Children playing in front of the house in Bisober Village, Tigray, Ethiopia, December 9, 2020. Photo: VCG

Sixteen Ethiopian staff working for the UN were in detention Tuesday after government raids targeting ethnic Tigrayans, UN and humanitarian sources said, as foreign envoys scrambled to end the country's year-long war.

The detentions in Addis Ababa followed the declaration of a six-month nationwide state of emergency last week after Tigrayan and Oromo rebels claimed major advances on the ground, raising fears of a march on the capital.

Some UN staff members were taken from their homes, humanitarian sources said, shortly after a senior UN envoy visited Tigray to plead for more aid to civilians.

Sixteen UN staffers, all Ethiopian nationals, remained in detention while another six were freed, UN spokesperson Stephane Dujarric told reporters at the world body's headquarters.

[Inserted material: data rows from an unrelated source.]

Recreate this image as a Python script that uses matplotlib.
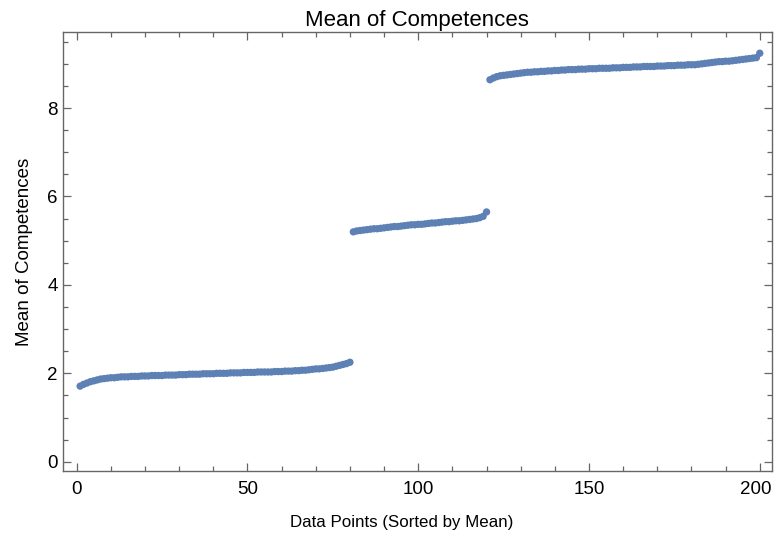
import numpy as np
import matplotlib
matplotlib.use("Agg")
import matplotlib.pyplot as plt
from matplotlib.ticker import MultipleLocator
from matplotlib.transforms import ScaledTranslation

# medias ordenadas, tres grupos
grupo_bajo = [
    1.71, 1.75, 1.78, 1.81, 1.83, 1.85, 1.87, 1.88, 1.89, 1.90,
    1.90, 1.91, 1.92, 1.92, 1.92, 1.93, 1.93, 1.93, 1.94, 1.94,
    1.94, 1.95, 1.95, 1.95, 1.95, 1.96, 1.96, 1.96, 1.96, 1.97,
    1.97, 1.97, 1.98, 1.98, 1.98, 1.98, 1.99, 1.99, 1.99, 1.99,
    2.00, 2.00, 2.00, 2.00, 2.01, 2.01, 2.01, 2.01, 2.02, 2.02,
    2.02, 2.02, 2.03, 2.03, 2.03, 2.03, 2.03, 2.04, 2.04, 2.04,
    2.05, 2.05, 2.05, 2.06, 2.06, 2.07, 2.07, 2.08, 2.09, 2.10,
    2.10, 2.11, 2.12, 2.13, 2.14, 2.16, 2.18, 2.20, 2.22, 2.25,
]
grupo_medio = [
    5.20, 5.22, 5.23, 5.24, 5.25, 5.26, 5.27, 5.27, 5.28, 5.29,
    5.30, 5.31, 5.32, 5.32, 5.33, 5.34, 5.35, 5.36, 5.36, 5.37,
    5.37, 5.38, 5.39, 5.40, 5.40, 5.41, 5.42, 5.43, 5.43, 5.44,
    5.45, 5.45, 5.46, 5.47, 5.48, 5.49, 5.50, 5.52, 5.55, 5.65,
]
grupo_alto = [
    8.64, 8.68, 8.71, 8.73, 8.74, 8.75, 8.76, 8.77, 8.78, 8.79,
    8.80, 8.81, 8.81, 8.82, 8.82, 8.83, 8.83, 8.84, 8.84, 8.85,
    8.85, 8.86, 8.86, 8.87, 8.87, 8.87, 8.88, 8.88, 8.88, 8.89,
    8.89, 8.89, 8.90, 8.90, 8.90, 8.90, 8.91, 8.91, 8.91, 8.92,
    8.92, 8.92, 8.93, 8.93, 8.93, 8.94, 8.94, 8.94, 8.94, 8.95,
    8.95, 8.95, 8.96, 8.96, 8.96, 8.97, 8.97, 8.97, 8.98, 8.98,
    8.98, 8.99, 9.00, 9.01, 9.02, 9.03, 9.04, 9.05, 9.05, 9.06,
    9.06, 9.07, 9.08, 9.09, 9.10, 9.11, 9.12, 9.13, 9.14, 9.24,
]

medias = np.array(grupo_bajo + grupo_medio + grupo_alto)
indices = np.arange(1, len(medias) + 1)

plt.rcParams["font.family"] = ["Liberation Sans", "DejaVu Sans"]

fig = plt.figure(figsize=(7.74, 5.38), dpi=100)
ax = fig.add_axes([0.081, 0.1245, 0.9165, 0.816])

ax.scatter(indices, medias, s=28, color="#5E81B5", edgecolors="none", zorder=3)

ax.set_xlim(-4.1, 203.6)
ax.set_ylim(-0.21, 9.72)

ax.xaxis.set_major_locator(MultipleLocator(50))
ax.xaxis.set_minor_locator(MultipleLocator(10))
ax.yaxis.set_major_locator(MultipleLocator(2))
ax.yaxis.set_minor_locator(MultipleLocator(0.5))

ax.tick_params(which="both", direction="in", top=True, right=True,
               color="#666666", width=0.9, labelsize=13.5, labelcolor="black")
ax.tick_params(which="major", length=6)
ax.tick_params(which="minor", length=3.6)
ax.tick_params(axis="x", pad=7)
for sp in ax.spines.values():
    sp.set_color("#666666")
    sp.set_linewidth(1.0)

ax.set_title("Mean of Competences", fontsize=16, pad=4)
ax.set_xlabel("Data Points (Sorted by Mean)", fontsize=12.2)
ax.xaxis.set_label_coords(0.478, -0.1)
ax.set_ylabel("Mean of Competences", fontsize=13.5, labelpad=10)

# el "200" queda pegado al borde, lo corro un poco a la izquierda
fig.canvas.draw()
for lbl in ax.get_xticklabels():
    if lbl.get_text() == "200":
        lbl.set_transform(lbl.get_transform() + ScaledTranslation(-3 / 72, 0, fig.dpi_scale_trans))

fig.savefig("out.png", dpi=100)
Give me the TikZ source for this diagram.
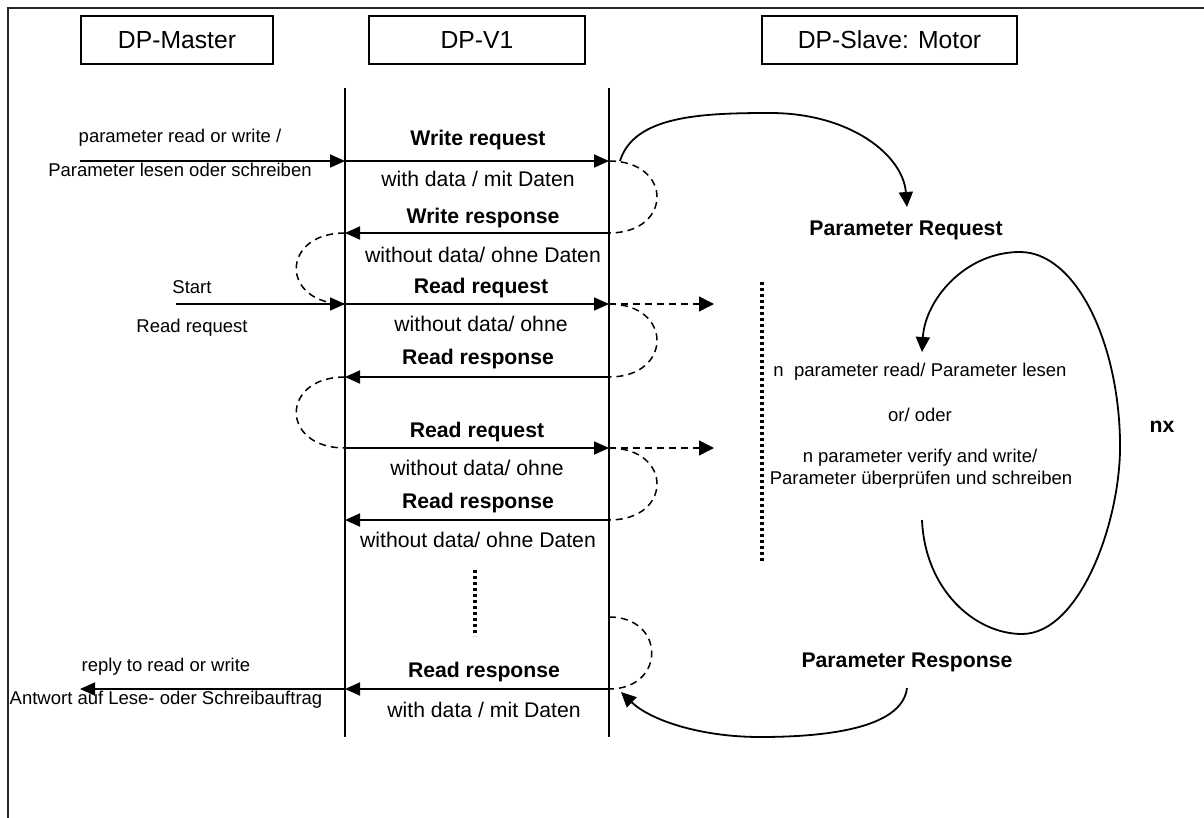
\documentclass[tikz,border=0pt]{standalone}
\usepackage{fontspec}
\setmainfont{Liberation Sans}
\usetikzlibrary{arrows.meta}
\newcommand\fsSmall{\fontsize{18.5pt}{22pt}\selectfont}
\newcommand\fsMain{\fontsize{21.2pt}{25pt}\selectfont}
\newcommand\fsHead{\fontsize{24.7pt}{29pt}\selectfont}
\begin{document}
\begin{tikzpicture}[x=1pt,y=-1pt,
  hdr/.style={draw,line width=1.8pt,inner sep=0pt,font=\fsHead},
  lbl/.style={inner sep=0pt,font=\fsMain},
  lblb/.style={inner sep=0pt,font=\fsMain\bfseries},
  lbls/.style={inner sep=0pt,font=\fsSmall},
  life/.style={line width=1.8pt},
  msg/.style={line width=1.8pt,-{Triangle[length=15pt,width=13pt]}},
  dashloop/.style={line width=1.5pt,dash pattern=on 7pt off 5pt},
  dasharrow/.style={line width=1.5pt,dash pattern=on 7pt off 5pt,-{Triangle[length=15pt,width=15pt]}},
  dotline/.style={line width=3.2pt,dash pattern=on 3pt off 3pt},
  curvearrow/.style={line width=1.8pt,-{Triangle[length=15pt,width=14pt]}},
  curveline/.style={line width=1.8pt}]
\useasboundingbox (0,0) rectangle (1204,818);
% frame (top and left)
\coordinate (fl) at (8,818);
\coordinate (fc) at (8,8);
\coordinate (fr) at (1204,8);
\draw[line width=1.3pt,black!85] (fl) -- (fc) -- (fr);
% headers
\node[hdr,minimum width=192pt,minimum height=48pt] (master) at (177,40) {DP-Master};
\node[hdr,minimum width=216pt,minimum height=48pt] (dpv) at (477,40) {DP-V1};
\node[hdr,minimum width=255pt,minimum height=48pt] (slave) at (889.5,40) {DP-Slave: Motor};
% lifelines
\coordinate (vt) at (345,88); \coordinate (vb) at (345,737);
\coordinate (st) at (609,88); \coordinate (sb) at (609,737);
\draw[life] (vt) -- (vb);
\draw[life] (st) -- (sb);
% message points
\coordinate (m1) at (80,161);
\coordinate (v1) at (345,161); \coordinate (s1) at (609,161);
\coordinate (v2) at (345,233); \coordinate (s2) at (609,233);
\coordinate (m3) at (176,304); \coordinate (v3) at (345,304); \coordinate (s3) at (609,304);
\coordinate (v4) at (345,377); \coordinate (s4) at (609,377);
\coordinate (v5) at (345,448); \coordinate (s5) at (609,448);
\coordinate (v6) at (345,520); \coordinate (s6) at (609,520);
\coordinate (s7) at (609,617);
\coordinate (m8) at (80,689); \coordinate (v8) at (345,689); \coordinate (s8) at (609,689);
\coordinate (d3) at (714,304); \coordinate (d5) at (714,448);
% messages
\draw[msg] (m1) -- (v1);
\draw[msg] (v1) -- (s1);
\draw[msg] (s2) -- (v2);
\draw[msg] (m3) -- (v3);
\draw[msg] (v3) -- (s3);
\draw[msg] (s4) -- (v4);
\draw[msg] (v5) -- (s5);
\draw[msg] (s6) -- (v6);
\draw[msg] (s8) -- (v8);
\draw[msg] (v8) -- (m8);
% dashed loops
\draw[dashloop] (s1) .. controls +(64,0) and +(64,0) .. (s2);
\draw[dashloop] (s3) .. controls +(64,0) and +(64,0) .. (s4);
\draw[dashloop] (s5) .. controls +(64,0) and +(64,0) .. (s6);
\draw[dashloop] (s7) .. controls +(57,0) and +(57,0) .. (s8);
\draw[dashloop] (v2) .. controls +(-65,0) and +(-65,0) .. (v3);
\draw[dashloop] (v4) .. controls +(-65,0) and +(-65,0) .. (v5);
\draw[dasharrow] (s3) -- (d3);
\draw[dasharrow] (s5) -- (d5);
% dotted lines
\coordinate (dt1) at (475,570); \coordinate (db1) at (475,636);
\coordinate (dt2) at (762,282); \coordinate (db2) at (762,563);
\draw[dotline] (dt1) -- (db1);
\draw[dotline] (dt2) -- (db2);
% labels left
\node[lbls] (plw) at (180,138) {parameter read or write /};
\node[lbls] (pls) at (180,170) {Parameter lesen oder schreiben};
\node[lbls] (start) at (192,287) {Start};
\node[lbls] (rrq) at (192,328) {Read request};
\node[lbls] (reply) at (166,667) {reply to read or write};
\node[lbls] (antw) at (166,700) {Antwort auf Lese- oder Schreibauftrag};
% labels middle
\node[lblb] (wreq) at (478,140) {Write request};
\node[lbl] (wd1) at (478,179) {with data / mit Daten};
\node[lblb] (wres) at (483,218) {Write response};
\node[lbl] (wod1) at (483,255) {without data/ ohne Daten};
\node[lblb] (rreq1) at (481,288) {Read request};
\node[lbl] (wo1) at (481,324) {without data/ ohne};
\node[lblb] (rres1) at (478,359) {Read response};
\node[lblb] (rreq2) at (477,432) {Read request};
\node[lbl] (wo2) at (477,468) {without data/ ohne};
\node[lblb] (rres2) at (478,503) {Read response};
\node[lbl] (wod2) at (478,540) {without data/ ohne Daten};
\node[lblb] (rres3) at (484,672) {Read response};
\node[lbl] (wd2) at (484,710) {with data / mit Daten};
% labels right
\node[lblb] (preq) at (906,230) {Parameter Request};
\node[lbls] (pr1) at (920,372) {n\ \ parameter read/ Parameter lesen};
\node[lbls] (por) at (920,415) {or/ oder};
\node[lbls] (pv1) at (920,458) {n parameter verify and write/};
\node[lbls] (pv2) at (921,480) {Parameter überprüfen und schreiben};
\node[lblb] (nx) at (1162,427) {nx};
\node[lblb] (pres) at (907,662) {Parameter Response};
% solid curves
\coordinate (c1s) at (620,161); \coordinate (c1e) at (907,207);
\draw[curvearrow] (c1s) .. controls (634,116) and (700,113) .. (770,113)
  .. controls (850,113) and (903,155) .. (c1e);
\coordinate (c2s) at (922,520); \coordinate (c2e) at (922,352);
\draw[curvearrow] (c2s) .. controls (925,590) and (975,634) .. (1022,634)
  .. controls (1080,634) and (1122,520) .. (1120,440)
  .. controls (1118,340) and (1075,252) .. (1020,252)
  .. controls (965,252) and (925,300) .. (c2e);
\coordinate (c3s) at (907,688); \coordinate (c3e) at (621,692);
\draw[curvearrow] (c3s) .. controls (902,730) and (820,737) .. (760,737)
  .. controls (700,737) and (650,720) .. (c3e);
\end{tikzpicture}
\end{document}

"We are of course actively working with the government of Ethiopia to secure their immediate release," Dujarric said.

"There has been, as far as I know, no explanation given to us on why these staff members are detained."

In Washington, State Department spokesperson Ned Price called detentions based on ethnicity "completely unacceptable."

Lawyers say arbitrary detentions of ethnic Tigrayans - commonplace during the war - have spiked in the last week, ensnaring thousands, with the new measures allowing the authorities to hold anyone suspected of supporting "terrorist groups" without a warrant.

The war, which has ravaged northern Ethiopia since November 2020, has been punctuated by accounts of massacres and mass rapes, with thousands of people killed and  2 million displaced.

In a report Wednesday, Amnesty International said 16 women in the Amhara town of Nifas Mewcha said they had been raped by rebels during an offensive in August.

A joint investigation by the office of UN rights chief Michelle Bachelet and the Ethiopian Human Rights Commission published last week found evidence of "serious abuses" by all sides in the conflict, saying some of the violations may amount to crimes against humanity.

Tensions between the Ethiopian government and the UN have been high throughout the war.